All pervasive, photographs record everything yet fail to reveal anything to us except perhaps a trace of our memories. Incredibly though, we still want to believe in the evidence which the photographic image presents to us regardless of our persuasions. I love the fact that photography describes everything in minute detail, yet consistently fails to tell us anything about that which it portrays. And yet it is this evidential quality specific to photographic images which we respond to. It is this quality of the photograph – its perceived veracity to load the viewer with “facts” – that I find fascinating and which I have continuously exploited in my photographic work.
I believe painting to be more real when it comes to description – imagine a scene in which the wind is playing through the leaves of olive trees in a grove; the constant changing of the olive leaves scumbling to blue and back to olive again as they twist on the currents of the breeze blowing over and around them. A painter such as Cezanne could describe this action far more satisfactorily to me rather than the still of the photograph of the same scene recorded perhaps at 250th of a second shutter speed. With the painting, we are presented with an unfolding of time contrary to a photographic image of the same scene frozen as it were, as a fraction of what we actually can see.
This is not at all a bad thing, just an observation of the differences of the medium. It presents to the artist however, a contradiction which clearly can be exploited. Man Ray’s bent on this phenomenon is summed up in his famous quote “I paint what I cannot photograph, and I photograph what I cannot paint.” This is the mind of the artist at work; exploiting the most suitable medium at hand to present an idea for the audience to consider.

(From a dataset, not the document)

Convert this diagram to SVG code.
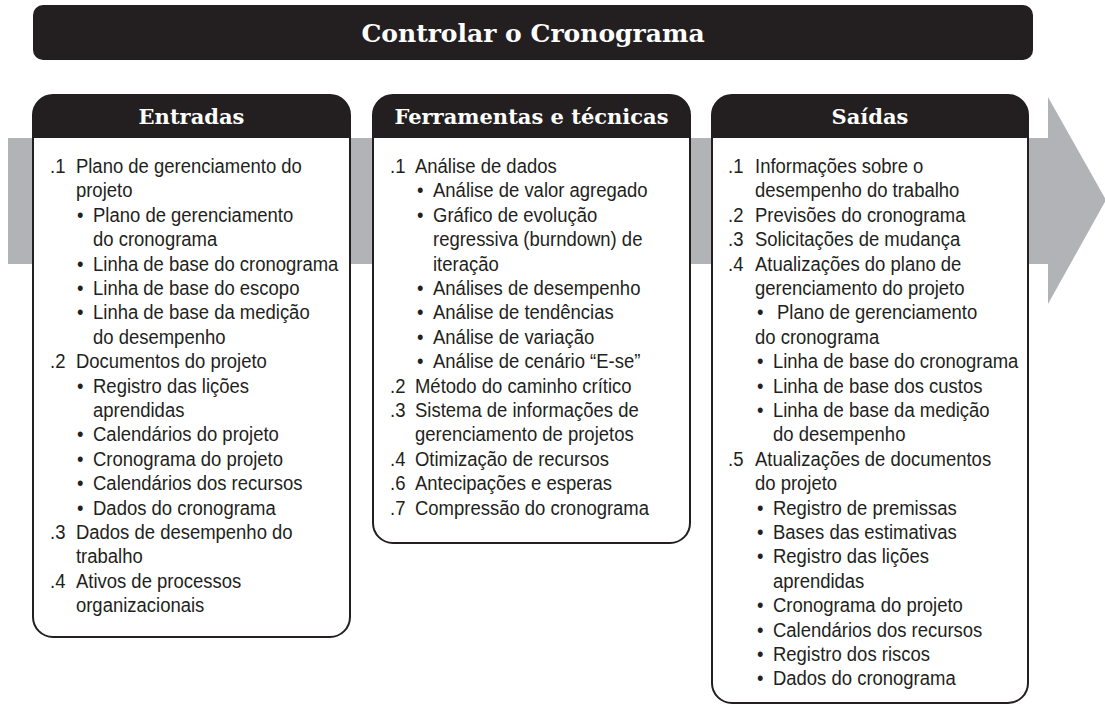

When considering my overall production of my art work, I’m struck by just how consistently layered with information these pieces are. But they present a different layer than that represented by a painting. The Immaculate Projections (series 1991 and 1994) for instance are an exploration of collective memory using art reproductions anamorphically projected over the figure and recorded on film, thereby creating a third dislocated, yet familiar character almost repulsive and like a B grade movie still, yet eerily beautiful, familiar and visually compelling.
To further exploit this seductive photographic quality, the images have been printed with colour, specifically rich and detailed, but with soft backgrounds and lit as you would a film noir movie. I have adopted a similar approach of production with the “Strange Attractors”, however in this case the layers have been achieved physically through the sandwiching of details of 19th and 20th century paintings with details of recorded popular culture from newspapers, television, advertising, icons etc thereby creating still a third persona yet more commodified. Recognizing this quality, I have further reinforced their impact by the sheer volume of their production. With its total sum edited to collectively wallpapered an entire space. Presented wall to wall and floor to ceiling, the Attractors affront the viewer in a similar way to displays in electrical goods stores with a myriad of televisions all stacked up and turned on to individual channels. The end result is one that is very watchable perhaps but indigestible when seen en masse.

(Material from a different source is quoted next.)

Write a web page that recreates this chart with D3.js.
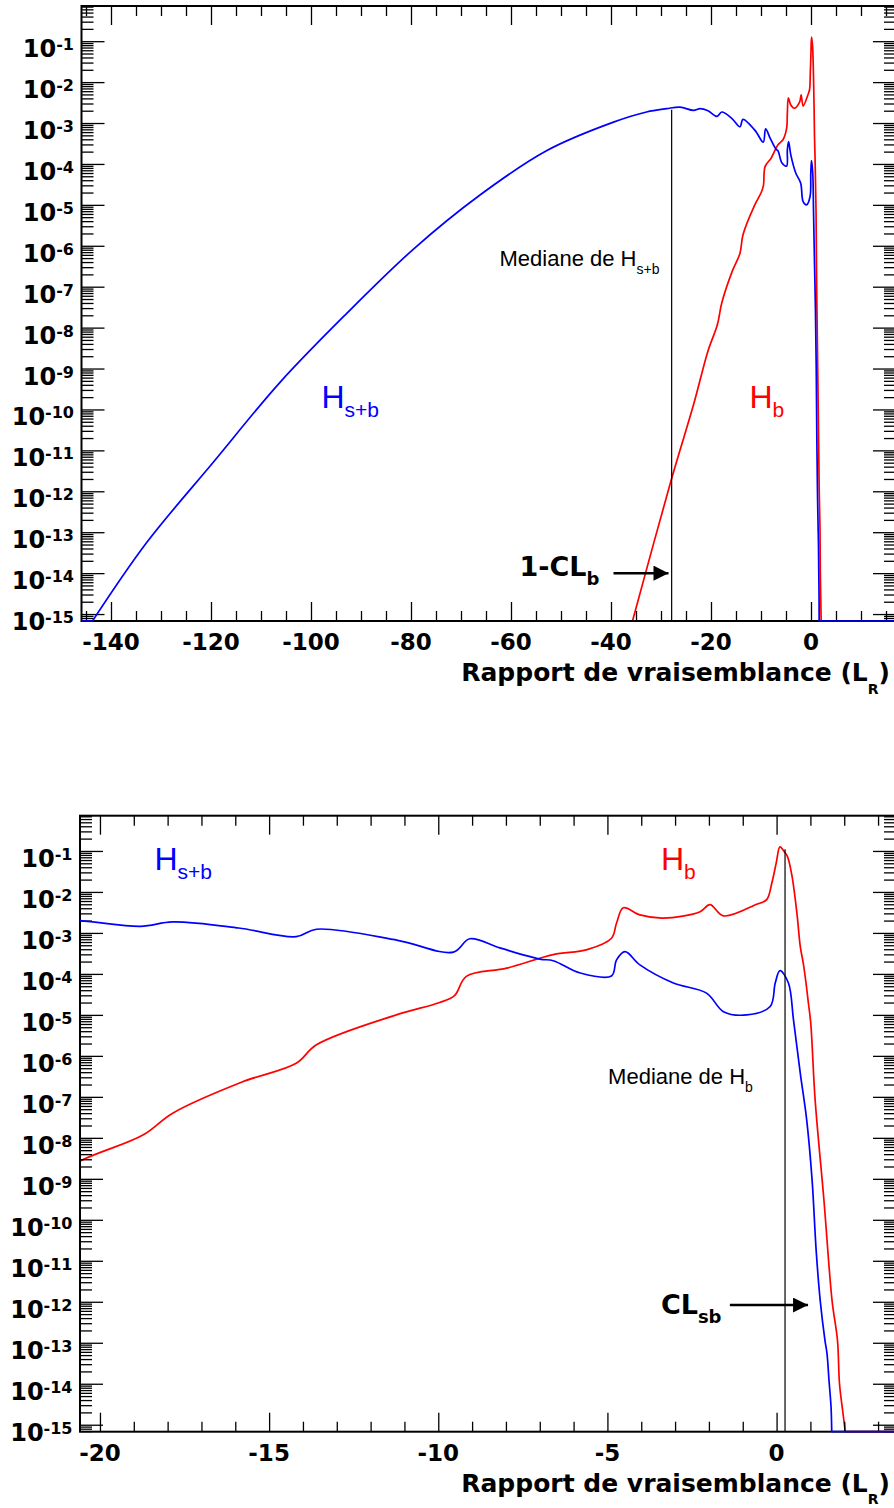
<!DOCTYPE html>
<html><head><meta charset="utf-8">
<script src="https://cdn.jsdelivr.net/npm/d3@7"></script>
<style>
html,body{margin:0;padding:0;background:#fff;}
svg{display:block;}
text{font-family:"Liberation Sans", Arial, Helvetica, sans-serif;}
text.bold{font-family:"DejaVu Sans", "Liberation Sans", Arial, sans-serif;font-weight:bold;}
</style></head><body>
<svg id="chart" width="894" height="1508"></svg>
<script>
// ---------------- DATA ----------------
// H_{s+b} (blue): likelihood-ratio value and probability (0 = below the plotted range)
const hsbX = [-146, -143.7, -132.9, -119.5, -106.2, -92.9, -79.5, -66.2, -52.9, -39.5, -32.9, -28.9, -26.2, -23.5, -22.2,
  -20.6, -18.8, -17.85, -15.9, -14.2, -13.6, -11.2, -9.55, -9.07, -8.18, -7.0, -6.6, -5.8, -4.88, -4.73, -4.48, -4.04,
  -3.05, -2.07, -1.57, -0.88, -0.19, -0.04, 0.10, 0.35, 0.50, 0.70, 0.89, 1.05, 1.17, 1.29, 1.43, 1.49, 1.55, 1.61, 1.63, 17];
const hsbY = [0, 0, 5.5e-14, 5.2e-12, 4.6e-10, 2.2e-8, 8.3e-7, 1.74e-5, 2.1e-4, 1.05e-3, 1.86e-3, 2.24e-3, 2.45e-3, 2.04e-3, 2.24e-3,
  2.0e-3, 1.45e-3, 1.86e-3, 1.32e-3, 8.1e-4, 1.23e-3, 6.6e-4, 3.4e-4, 7.2e-4, 4.3e-4, 2.3e-4, 2.1e-4, 1.05e-4, 8.9e-5, 2.2e-4, 3.5e-4, 1.66e-4,
  6.0e-5, 3.4e-5, 1.2e-5, 1.0e-5, 1.6e-5, 6.0e-5, 1.2e-4, 6.0e-5, 7.6e-6, 3.8e-7, 2.75e-8, 9.3e-10, 1.8e-11, 1.07e-12, 1.15e-13, 5.5e-14, 1.2e-14, 2.7e-15, 0, 0];

// H_b (red)
const hbX = [-146, -35.7, -27.9, -23.5, -20.6, -18.73, -17.85, -15.8, -14.2, -13.6, -11.24, -9.96, -9.52, -9.17, -7.98, -6.6, -5.6,
  -4.88, -4.73, -4.53, -4.04, -3.35, -2.26, -1.97, -1.57, -0.59, -0.29, -0.14, -0.01, 0.10, 0.22, 0.32, 0.45, 0.60, 0.70, 0.79,
  0.87, 0.94, 1.01, 1.14, 1.40, 1.64, 1.80, 1.86, 1.96, 2.03, 17];
const hbY = [0, 0, 2.0e-12, 1.3e-10, 2.7e-9, 1.17e-8, 4.0e-8, 2.3e-7, 6.6e-7, 1.86e-6, 1.0e-5, 2.0e-5, 2.95e-5, 8.7e-5, 1.38e-4, 2.95e-4, 3.9e-4,
  7.4e-4, 1.74e-3, 4.1e-3, 2.75e-3, 2.3e-3, 3.3e-3, 4.9e-3, 2.6e-3, 5.0e-3, 6.5e-3, 1.66e-2, 5.1e-2, 0.126, 9.8e-2, 7.4e-2, 2.6e-2, 3.1e-3, 4.7e-4, 1.8e-4,
  6.0e-5, 1.95e-5, 6.3e-6, 8.3e-8, 3.0e-10, 1.07e-12, 1.15e-13, 1.0e-14, 2.0e-15, 0, 0];

// medians
const medianSB = [-27.87, 2.1e-3];   // median of H_{s+b}: x, height of the line
const medianB = [0.25, 0.11];        // median of H_b

// axis ticks
const yTickExponents = [-1, -2, -3, -4, -5, -6, -7, -8, -9, -10, -11, -12, -13, -14, -15];
const topXTickLabels = [-140, -120, -100, -80, -60, -40, -20, 0];
const bottomXTickLabels = [-20, -15, -10, -5, 0];
const axisTitle = "Rapport de vraisemblance (L";
const axisTitleSub = "R";

// ---------------- LAYOUT ----------------
const yDomain = [Math.pow(10, -15.17), Math.pow(10, -0.14)];
const svg = d3.select("#chart");

const panels = [
  { left: 81.5, right: 896, top: 6, bottom: 621, xDomain: [-145.9, 17.0], major: 20, minor: 5, labels: topXTickLabels,
    median: medianSB, curve: d3.curveCatmullRom.alpha(0.5),
    texts: [
      { x: -62.3, y: 3.2e-7, main: "Mediane de H", sub: "s+b", size: 22, subSize: 14, dy: 8, color: "#000", bold: false },
      { x: -97.9, y: 1.1e-10, main: "H", sub: "s+b", size: 32, subSize: 21, dy: 9, color: "#0000ff", bold: false },
      { x: -12.3, y: 1.1e-10, main: "H", sub: "b", size: 32, subSize: 21, dy: 9, color: "#ff0000", bold: false },
      { x: -58.3, y: 8.5e-15, main: "1-CL", sub: "b", size: 27, subSize: 18, dy: 9, color: "#000", bold: true }
    ],
    arrow: { x0: -39.5, x1: -28.5, y: 1.0e-14 }
  },
  { left: 80, right: 896, top: 815.7, bottom: 1431.7, xDomain: [-20.59, 3.53], major: 5, minor: 1, labels: bottomXTickLabels,
    median: medianB, curve: d3.curveCatmullRom.alpha(0.5),
    texts: [
      { x: -18.39, y: 3.5e-2, main: "H", sub: "s+b", size: 32, subSize: 21, dy: 9, color: "#0000ff", bold: false },
      { x: -3.42, y: 3.5e-2, main: "H", sub: "b", size: 32, subSize: 21, dy: 9, color: "#ff0000", bold: false },
      { x: -4.98, y: 2.07e-7, main: "Mediane de H", sub: "b", size: 22, subSize: 14, dy: 8, color: "#000", bold: false },
      { x: -3.42, y: 5.0e-13, main: "CL", sub: "sb", size: 27, subSize: 18, dy: 9, color: "#000", bold: true }
    ],
    arrow: { x0: -1.38, x1: 0.93, y: 8.3e-13 }
  }
];

const hsb = hsbX.map((v, i) => [v, hsbY[i]]);
const hb = hbX.map((v, i) => [v, hbY[i]]);

const defs = svg.append("defs");
defs.append("marker")
  .attr("id", "arrowHead").attr("viewBox", "0 0 10 10").attr("refX", 10).attr("refY", 5)
  .attr("markerUnits", "userSpaceOnUse").attr("markerWidth", 18).attr("markerHeight", 15).attr("orient", "auto")
  .append("path").attr("d", "M0,0 L10,5 L0,10 Z").attr("fill", "#000");

// points that belong to the visible (above-floor) part of a curve
const onCurve = (d, i, arr) => d[1] > 0 || (i > 0 && arr[i - 1][1] > 0) || (i < arr.length - 1 && arr[i + 1][1] > 0);
const onFloor = (d) => d[1] === 0;

panels.forEach((p, pi) => {
  const g = svg.append("g");
  const x = d3.scaleLinear().domain(p.xDomain).range([p.left, p.right]);
  const y = d3.scaleLog().domain(yDomain).range([p.bottom, p.top]);
  const yMin = yDomain[0];

  const clipId = "clip" + pi;
  defs.append("clipPath").attr("id", clipId)
    .append("rect").attr("x", p.left).attr("y", p.top).attr("width", p.right - p.left).attr("height", p.bottom - p.top + 1);

  const curveLine = d3.line()
    .defined(onCurve)
    .x(d => x(d[0]))
    .y(d => y(Math.max(d[1], yMin)))
    .curve(p.curve);
  const floorLine = d3.line()
    .defined(onFloor)
    .x(d => x(d[0]))
    .y(() => y(yMin));

  function drawSeries(data, color) {
    [floorLine, curveLine].forEach(gen => {
      g.append("path").datum(data).attr("d", gen).attr("fill", "none")
        .attr("stroke", color).attr("stroke-width", 1.7).attr("stroke-linejoin", "round")
        .attr("clip-path", `url(#${clipId})`);
    });
  }

  // red curve (under the frame)
  drawSeries(hb, "#ff0000");

  // frame
  g.append("rect").attr("x", p.left).attr("y", p.top).attr("width", p.right - p.left).attr("height", p.bottom - p.top)
    .attr("fill", "none").attr("stroke", "#000").attr("stroke-width", 2);

  // ---- y ticks ----
  const majorY = yTickExponents.map(e => Math.pow(10, e));
  const minorY = [];
  for (let e = -16; e <= 0; e++) for (let k = 2; k <= 9; k++) {
    const v = k * Math.pow(10, e);
    if (v > yDomain[0] && v < yDomain[1]) minorY.push(v);
  }
  g.append("g").attr("transform", `translate(${p.left},0)`)
    .call(d3.axisRight(y).tickValues(majorY).tickSize(23).tickFormat(""));
  g.append("g").attr("transform", `translate(${p.left},0)`)
    .call(d3.axisRight(y).tickValues(minorY).tickSize(12).tickFormat(""));
  g.append("g").attr("transform", `translate(${p.right},0)`)
    .call(d3.axisLeft(y).tickValues(majorY).tickSize(23).tickFormat(""));
  g.append("g").attr("transform", `translate(${p.right},0)`)
    .call(d3.axisLeft(y).tickValues(minorY).tickSize(12).tickFormat(""));

  // ---- x ticks ----
  const majorX = d3.range(Math.ceil(p.xDomain[0] / p.major) * p.major, p.xDomain[1] + 1e-9, p.major);
  const minorX = d3.range(Math.ceil(p.xDomain[0] / p.minor) * p.minor, p.xDomain[1] + 1e-9, p.minor)
    .filter(v => Math.abs(v / p.major - Math.round(v / p.major)) > 1e-6);
  g.append("g").attr("transform", `translate(0,${p.bottom})`)
    .call(d3.axisTop(x).tickValues(majorX).tickSize(19).tickFormat(""));
  g.append("g").attr("transform", `translate(0,${p.bottom})`)
    .call(d3.axisTop(x).tickValues(minorX).tickSize(10).tickFormat(""));
  g.append("g").attr("transform", `translate(0,${p.top})`)
    .call(d3.axisBottom(x).tickValues(majorX).tickSize(19).tickFormat(""));
  g.append("g").attr("transform", `translate(0,${p.top})`)
    .call(d3.axisBottom(x).tickValues(minorX).tickSize(10).tickFormat(""));
  g.selectAll(".domain").remove();
  g.selectAll(".tick line").attr("stroke", "#000").attr("stroke-width", 1.3);

  // blue curve
  drawSeries(hsb, "#0000ff");

  // median line
  g.append("line").attr("x1", x(p.median[0])).attr("x2", x(p.median[0]))
    .attr("y1", y(yMin)).attr("y2", y(p.median[1]))
    .attr("stroke", "#000").attr("stroke-width", 1.2);

  // y tick labels
  yTickExponents.forEach(e => {
    const t = g.append("text").attr("class", "bold").attr("x", p.left - 7.5).attr("y", y(Math.pow(10, e)) + 16)
      .attr("text-anchor", "end").attr("fill", "#000");
    t.append("tspan").attr("font-size", 24).text("10");
    t.append("tspan").attr("font-size", 16).attr("dy", -7).text(String(e));
  });

  // x tick labels
  p.labels.forEach(v => {
    g.append("text").attr("class", "bold").attr("x", x(v)).attr("y", p.bottom + 29).attr("text-anchor", "middle")
      .attr("font-size", 23).text(v);
  });

  // axis title
  const title = g.append("text").attr("class", "bold").attr("x", 890).attr("y", p.bottom + 60).attr("text-anchor", "end")
    .attr("font-size", 25);
  title.append("tspan").text(axisTitle);
  title.append("tspan").attr("font-size", 14).attr("dy", 12.5).text(axisTitleSub);
  title.append("tspan").attr("dy", -12.5).text(")");

  // annotations
  p.texts.forEach(a => {
    const t = g.append("text").attr("x", x(a.x)).attr("y", y(a.y)).attr("fill", a.color);
    if (a.bold) t.attr("class", "bold");
    t.append("tspan").attr("font-size", a.size).text(a.main);
    t.append("tspan").attr("font-size", a.subSize).attr("dy", a.dy).text(a.sub);
  });

  // arrow
  g.append("line").attr("x1", x(p.arrow.x0)).attr("x2", x(p.arrow.x1))
    .attr("y1", y(p.arrow.y)).attr("y2", y(p.arrow.y))
    .attr("stroke", "#000").attr("stroke-width", 2.5).attr("marker-end", "url(#arrowHead)");
});
</script>
</body></html>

Photographs are a record of a conjunction of events, but by the very nature of their specific construction, each piece is a rendering of reflected light. At the end of the day, photography is artist’s medium, the artists use everything at their disposal to create their work – like some forms of sculpture, photographers reduce while painters add, printers embellish their medium but like writers we all edit our production for a clarity of idea. I applied initially to art school so I could draw and sculpt… the irony is not lost on me that I now make work about photography and I write but my inspiration comes from life experiences, my teaching and conversations with my students - Gavin Blake.